> Plotting code records:
================

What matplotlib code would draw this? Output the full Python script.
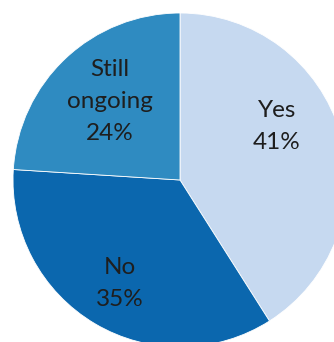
import matplotlib.pyplot as plt

labels = ["Yes", "No", "Still\nongoing"]
shares = [41, 35, 24]
colors = ["#c6d9f0", "#0b67ae", "#2f8bc1"]

fig = plt.figure(figsize=(3.34, 3.42), dpi=100)
ax = fig.add_axes([0, 0, 1, 1])

# pie centre sits left of the figure middle, right and bottom edges run off the canvas
r_px = 167
cx, cy = 180, 180

texts = [f"{lab}\n{val}%" for lab, val in zip(labels, shares)]
wedges, label_texts = ax.pie(
    shares,
    labels=texts,
    colors=colors,
    startangle=90,
    counterclock=False,
    radius=1.0,
    labeldistance=0.68,
    wedgeprops=dict(edgecolor="white", linewidth=0.6),
    textprops=dict(fontsize=17.5, family="Lato", color="#1e1e1e",
                   ha="center", va="center", linespacing=1.65),
)

# best-fit label spots inside each slice (fraction of radius)
label_spots = [(0.58, 0.32), (-0.36, -0.62), (-0.42, 0.47)]
for txt, (x, y) in zip(label_texts, label_spots):
    txt.set_position((x, y))

ax.set_xlim(-cx / r_px, (334 - cx) / r_px)
ax.set_ylim(-(342 - cy) / r_px, cy / r_px)
ax.set_aspect("equal")
ax.axis("off")

fig.savefig("out.png", dpi=100)
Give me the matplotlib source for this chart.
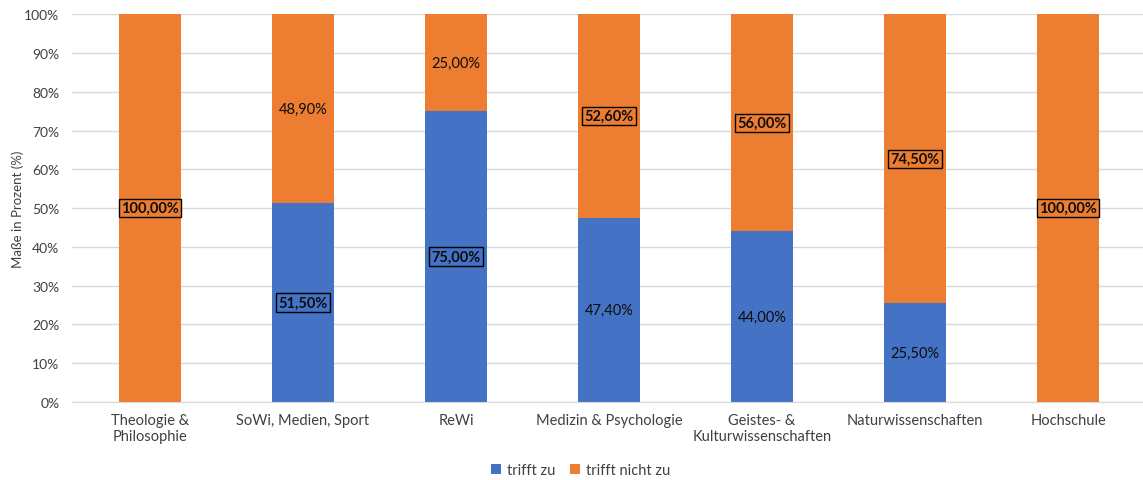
import matplotlib.pyplot as plt
import numpy as np
from matplotlib.ticker import PercentFormatter

plt.rcParams['font.family'] = ['Lato', 'DejaVu Sans']

# Data
categories = ["Theologie &\nPhilosophie", "SoWi, Medien, Sport", "ReWi",
              "Medizin & Psychologie", "Geistes- &\nKulturwissenschaften",
              "Naturwissenschaften", "Hochschule"]
trifft_zu = [0.0, 51.5, 75.0, 47.4, 44.0, 25.5, 0.0]
trifft_nicht_zu = [100.0, 48.9, 25.0, 52.6, 56.0, 74.5, 100.0]

blue = "#4472C4"
orange = "#ED7D31"

yes = np.array(trifft_zu)
no = np.array(trifft_nicht_zu)
total = yes + no
yes_n = yes / total * 100
no_n = no / total * 100

fig = plt.figure(figsize=(11.43, 4.81), dpi=100)
ax = fig.add_axes([0.063, 0.1625, 0.937, 0.8055])

x = np.arange(len(categories))
ax.bar(x, yes_n, width=0.4, color=blue, label="trifft zu", zorder=2)
ax.bar(x, no_n, width=0.4, bottom=yes_n, color=orange, label="trifft nicht zu", zorder=2)

def fmt(v):
    return "{:.2f}%".format(v).replace(".", ",")

box = dict(boxstyle="square,pad=0.15", facecolor="none", edgecolor="black", linewidth=1)
for i in range(len(categories)):
    big_yes = yes[i] > no[i]
    if yes[i] > 0:
        ax.text(x[i], yes_n[i] / 2, fmt(yes[i]), ha="center", va="center", fontsize=10.5,
                fontweight="bold" if big_yes else "normal", bbox=box if big_yes else None,
                color="#0d0d0d", zorder=3)
    if no[i] > 0:
        ax.text(x[i], yes_n[i] + no_n[i] / 2, fmt(no[i]), ha="center", va="center", fontsize=10.5,
                fontweight="normal" if big_yes else "bold", bbox=None if big_yes else box,
                color="#0d0d0d", zorder=3)

ax.set_xlim(-0.51, 6.49)
ax.set_ylim(0, 100)
ax.set_yticks(np.arange(0, 101, 10))
ax.yaxis.set_major_formatter(PercentFormatter(decimals=0))
ax.set_xticks(x)
ax.set_xticklabels(categories, fontsize=10.5, color="#404040")
ax.tick_params(axis="y", labelsize=10, colors="#404040", length=0, pad=9)
ax.tick_params(axis="x", length=0, pad=8)
ax.grid(axis="y", color="#d9d9d9", linewidth=1, zorder=0)
for s in ["top", "right", "left"]:
    ax.spines[s].set_visible(False)
ax.spines["bottom"].set_color("#d9d9d9")
ax.set_ylabel("Maße in Prozent (%)", fontsize=9.5, color="#404040")
ax.yaxis.set_label_coords(-0.045, 0.5)

fig.legend(*ax.get_legend_handles_labels(), loc="center", bbox_to_anchor=(0.508, 0.021),
           ncol=2, frameon=False, fontsize=10.5, handlelength=0.7, handleheight=0.7,
           columnspacing=1.0, handletextpad=0.4, labelcolor="#404040")

fig.savefig("out.png", dpi=100)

================

> EXERCISE AIM: Set down all the data again exactly as above, pictures excluded.

> FINISHED TASK:
What matplotlib code would draw this? Output the full Python script.
import matplotlib.pyplot as plt

labels = ["Yes", "No", "Still\nongoing"]
shares = [41, 35, 24]
colors = ["#c6d9f0", "#0b67ae", "#2f8bc1"]

fig = plt.figure(figsize=(3.34, 3.42), dpi=100)
ax = fig.add_axes([0, 0, 1, 1])

# pie centre sits left of the figure middle, right and bottom edges run off the canvas
r_px = 167
cx, cy = 180, 180

texts = [f"{lab}\n{val}%" for lab, val in zip(labels, shares)]
wedges, label_texts = ax.pie(
    shares,
    labels=texts,
    colors=colors,
    startangle=90,
    counterclock=False,
    radius=1.0,
    labeldistance=0.68,
    wedgeprops=dict(edgecolor="white", linewidth=0.6),
    textprops=dict(fontsize=17.5, family="Lato", color="#1e1e1e",
                   ha="center", va="center", linespacing=1.65),
)

# best-fit label spots inside each slice (fraction of radius)
label_spots = [(0.58, 0.32), (-0.36, -0.62), (-0.42, 0.47)]
for txt, (x, y) in zip(label_texts, label_spots):
    txt.set_position((x, y))

ax.set_xlim(-cx / r_px, (334 - cx) / r_px)
ax.set_ylim(-(342 - cy) / r_px, cy / r_px)
ax.set_aspect("equal")
ax.axis("off")

fig.savefig("out.png", dpi=100)
Give me the matplotlib source for this chart.
import matplotlib.pyplot as plt
import numpy as np
from matplotlib.ticker import PercentFormatter

plt.rcParams['font.family'] = ['Lato', 'DejaVu Sans']

# Data
categories = ["Theologie &\nPhilosophie", "SoWi, Medien, Sport", "ReWi",
              "Medizin & Psychologie", "Geistes- &\nKulturwissenschaften",
              "Naturwissenschaften", "Hochschule"]
trifft_zu = [0.0, 51.5, 75.0, 47.4, 44.0, 25.5, 0.0]
trifft_nicht_zu = [100.0, 48.9, 25.0, 52.6, 56.0, 74.5, 100.0]

blue = "#4472C4"
orange = "#ED7D31"

yes = np.array(trifft_zu)
no = np.array(trifft_nicht_zu)
total = yes + no
yes_n = yes / total * 100
no_n = no / total * 100

fig = plt.figure(figsize=(11.43, 4.81), dpi=100)
ax = fig.add_axes([0.063, 0.1625, 0.937, 0.8055])

x = np.arange(len(categories))
ax.bar(x, yes_n, width=0.4, color=blue, label="trifft zu", zorder=2)
ax.bar(x, no_n, width=0.4, bottom=yes_n, color=orange, label="trifft nicht zu", zorder=2)

def fmt(v):
    return "{:.2f}%".format(v).replace(".", ",")

box = dict(boxstyle="square,pad=0.15", facecolor="none", edgecolor="black", linewidth=1)
for i in range(len(categories)):
    big_yes = yes[i] > no[i]
    if yes[i] > 0:
        ax.text(x[i], yes_n[i] / 2, fmt(yes[i]), ha="center", va="center", fontsize=10.5,
                fontweight="bold" if big_yes else "normal", bbox=box if big_yes else None,
                color="#0d0d0d", zorder=3)
    if no[i] > 0:
        ax.text(x[i], yes_n[i] + no_n[i] / 2, fmt(no[i]), ha="center", va="center", fontsize=10.5,
                fontweight="normal" if big_yes else "bold", bbox=None if big_yes else box,
                color="#0d0d0d", zorder=3)

ax.set_xlim(-0.51, 6.49)
ax.set_ylim(0, 100)
ax.set_yticks(np.arange(0, 101, 10))
ax.yaxis.set_major_formatter(PercentFormatter(decimals=0))
ax.set_xticks(x)
ax.set_xticklabels(categories, fontsize=10.5, color="#404040")
ax.tick_params(axis="y", labelsize=10, colors="#404040", length=0, pad=9)
ax.tick_params(axis="x", length=0, pad=8)
ax.grid(axis="y", color="#d9d9d9", linewidth=1, zorder=0)
for s in ["top", "right", "left"]:
    ax.spines[s].set_visible(False)
ax.spines["bottom"].set_color("#d9d9d9")
ax.set_ylabel("Maße in Prozent (%)", fontsize=9.5, color="#404040")
ax.yaxis.set_label_coords(-0.045, 0.5)

fig.legend(*ax.get_legend_handles_labels(), loc="center", bbox_to_anchor=(0.508, 0.021),
           ncol=2, frameon=False, fontsize=10.5, handlelength=0.7, handleheight=0.7,
           columnspacing=1.0, handletextpad=0.4, labelcolor="#404040")

fig.savefig("out.png", dpi=100)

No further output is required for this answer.